> [What this task involves]:
Check each line of the listing for the word "matplotlib" and give only the number of lines that have it.
-------- Recorded information --------
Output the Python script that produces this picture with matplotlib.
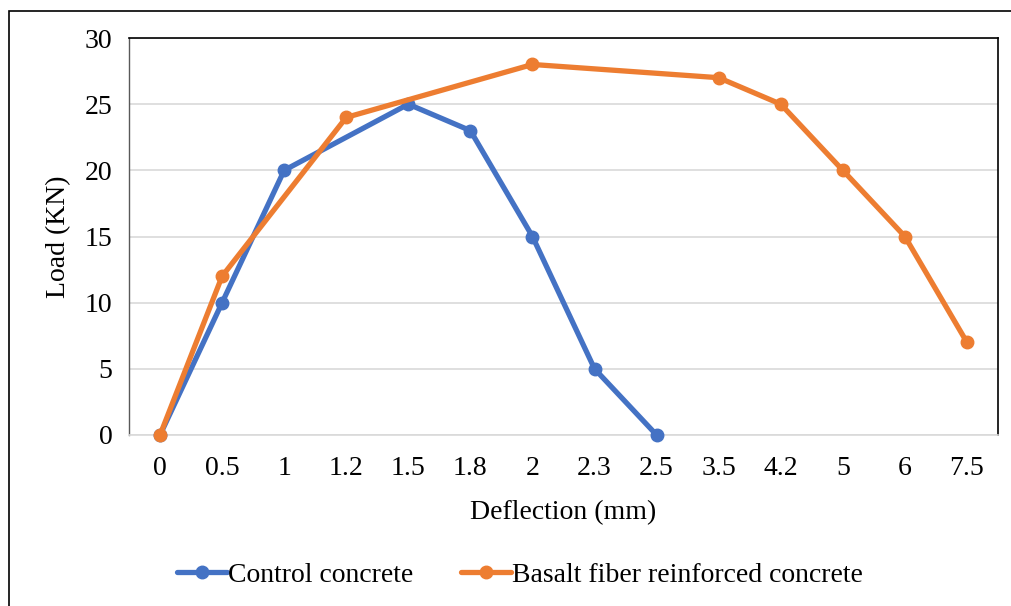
import numpy as np
import matplotlib
matplotlib.use("Agg")
import matplotlib.pyplot as plt
from matplotlib.patches import Rectangle

categories = ["0", "0.5", "1", "1.2", "1.5", "1.8", "2", "2.3", "2.5",
              "3.5", "4.2", "5", "6", "7.5"]
control = [0, 10, 20, None, 25, 23, 15, 5, 0, None, None, None, None, None]
basalt = [0, 12, None, 24, None, None, 28, None, None, 27, 25, 20, 15, 7]

plt.rcParams["font.family"] = ["Liberation Serif", "DejaVu Serif"]

fig = plt.figure(figsize=(10.12, 6.06), dpi=100)
ax = fig.add_axes([129 / 1012, 1 - 435 / 606, 869 / 1012, 397 / 606])

# outer frame (cut at right and bottom like the source image)
fig.patches.append(Rectangle((9 / 1012, -0.1), 1.1, 1 - 11 / 606 + 0.1,
                             transform=fig.transFigure, fill=False,
                             edgecolor="black", linewidth=1.2))


def plot_series(vals, color, label):
    x = [i for i, v in enumerate(vals) if v is not None]
    y = [v for v in vals if v is not None]
    ax.plot(x, y, color=color, linewidth=3.8, marker="o", markersize=9,
            label=label, solid_capstyle="round", zorder=3, clip_on=False)


plot_series(control, "#4472C4", "Control concrete")
plot_series(basalt, "#ED7D31", "Basalt fiber reinforced concrete")

ax.set_xlim(-0.5, len(categories) - 0.5)
ax.set_ylim(0, 30)
ax.set_xticks(range(len(categories)))
ax.set_xticklabels(categories)
ax.set_yticks(range(0, 31, 5))
ax.tick_params(axis="both", length=0, labelsize=20)
ax.tick_params(axis="x", pad=15)
ax.tick_params(axis="y", pad=12)
ax.yaxis.grid(True, color="#D9D9D9", linewidth=1.2)
ax.set_axisbelow(True)

for s in ["top", "right"]:
    ax.spines[s].set_color("black")
    ax.spines[s].set_linewidth(1.2)
ax.spines["left"].set_color("#595959")
ax.spines["left"].set_linewidth(1.0)
ax.spines["bottom"].set_color("#D9D9D9")
ax.spines["bottom"].set_linewidth(1.2)

ax.set_xlabel("Deflection (mm)", fontsize=20, labelpad=14)
ax.set_ylabel("Load (KN)", fontsize=20, labelpad=10)

fig.legend(loc="center", bbox_to_anchor=(520 / 1012, 1 - 575 / 606), ncol=2,
           frameon=False, fontsize=20, handlelength=1.8, handletextpad=0.05,
           columnspacing=1.7)

fig.savefig("out.png", dpi=100)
--------
> [Task solution]:
5